Overfitting is the ability of a model to fit oddities in your training data that are there purely due to happenstance, and that won't apply in a new dataset. When you are overfitting, your model will make accurate predictions on training data, but it will make inaccurate predictions on validation data and new datasets. Underfitting is the opposite. That is when your model fails to find important predictive patterns in the training data. So it is accurate in neither the training data nor validation data. Because we want to do well on new datasets that weren't used for training the model, our validation score is the ultimate measure of a model's predictive quality. 

Let's get back to model capacity.
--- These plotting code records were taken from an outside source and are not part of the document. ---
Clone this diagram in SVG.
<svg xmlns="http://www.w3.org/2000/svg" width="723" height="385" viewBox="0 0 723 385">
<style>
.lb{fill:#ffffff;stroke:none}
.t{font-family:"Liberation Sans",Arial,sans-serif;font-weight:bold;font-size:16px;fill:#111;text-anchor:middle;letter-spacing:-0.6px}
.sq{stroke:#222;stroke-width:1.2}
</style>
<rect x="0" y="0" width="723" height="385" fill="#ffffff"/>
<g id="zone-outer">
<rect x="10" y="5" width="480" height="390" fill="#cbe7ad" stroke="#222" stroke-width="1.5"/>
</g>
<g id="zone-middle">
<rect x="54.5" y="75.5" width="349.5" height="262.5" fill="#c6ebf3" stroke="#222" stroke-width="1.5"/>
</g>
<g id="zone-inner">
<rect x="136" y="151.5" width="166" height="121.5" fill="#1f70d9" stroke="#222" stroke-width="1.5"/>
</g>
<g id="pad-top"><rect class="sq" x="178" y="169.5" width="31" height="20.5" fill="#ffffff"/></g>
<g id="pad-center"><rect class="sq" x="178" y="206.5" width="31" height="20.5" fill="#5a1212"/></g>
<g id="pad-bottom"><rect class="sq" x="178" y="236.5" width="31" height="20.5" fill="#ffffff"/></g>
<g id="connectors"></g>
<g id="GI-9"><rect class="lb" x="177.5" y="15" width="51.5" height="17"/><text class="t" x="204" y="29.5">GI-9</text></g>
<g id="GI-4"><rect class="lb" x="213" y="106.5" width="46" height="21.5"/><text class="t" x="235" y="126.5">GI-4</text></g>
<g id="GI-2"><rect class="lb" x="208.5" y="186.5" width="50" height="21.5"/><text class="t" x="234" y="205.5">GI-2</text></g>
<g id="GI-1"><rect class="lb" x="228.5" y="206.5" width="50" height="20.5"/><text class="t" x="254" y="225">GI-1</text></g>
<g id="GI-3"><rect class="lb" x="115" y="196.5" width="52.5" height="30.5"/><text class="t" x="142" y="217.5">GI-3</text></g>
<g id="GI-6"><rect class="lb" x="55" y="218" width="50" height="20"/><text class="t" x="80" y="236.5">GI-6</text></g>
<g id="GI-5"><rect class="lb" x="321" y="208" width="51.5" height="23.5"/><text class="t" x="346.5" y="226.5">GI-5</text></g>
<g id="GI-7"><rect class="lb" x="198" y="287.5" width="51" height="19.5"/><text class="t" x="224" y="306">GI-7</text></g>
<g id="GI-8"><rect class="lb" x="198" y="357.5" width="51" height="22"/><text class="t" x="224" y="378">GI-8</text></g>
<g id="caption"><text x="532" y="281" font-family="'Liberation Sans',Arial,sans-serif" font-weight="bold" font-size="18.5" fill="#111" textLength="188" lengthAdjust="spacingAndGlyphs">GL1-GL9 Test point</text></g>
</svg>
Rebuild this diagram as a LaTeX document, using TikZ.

Model capacity is a model's ability to capture predictive patterns in your data. So, the more capacity a model, leads to overfitting. So, with that in mind, here is a good workflow for you. Start with a simple network, and get the validation score. Then keep adding capacity as long as the score keeps improving. Once it stops improving, you can decrease capacity slightly, but you are probably near the ideal.

You can experiment. But you should generally be thinking about whether you are trying to increase or decrease capacity, ideally honing in on the right capacity by looking at validation scores.

### Recognizing handwritten digits
The MNIST dataset, which contains images of handwritten digits. This is a very popular dataset for getting started working with images. There is an image of each handwritten digit, and each image is composed of a 28 pixel by 28 pixel grid. The image is represented by showing how dark each pixel is. So, 0 would be as light as possible, and 255 is as dark as possible. I've flattened the 28 x 28 grid for you into a 784 x 1 array for each image. Each image shows a digit like 0, 1, 2, 3 4, all the way up to 9. Your model will predict which digit it is that was written. So you will create a deep learning model taking in those 784 features for each image as inputs, and predicting digits from among 10 possible values for the output.

In [None]:
# Create the model: model
model = Sequential()

# Add the first hidden layer
model.add(Dense(50, activation='relu', input_shape=(784, )))

# Add the second hidden layer
model.add(Dense(50, activation='relu'))


# Add the output layer
model.add(Dense(10, activation='softmax'))


# Compile the model
model.compile(optimizer='adam', loss='categorical_crossentropy', metrics=['accuracy'])

# Fit the model
model.fit(X, y, validation_split=0.3, epochs=10)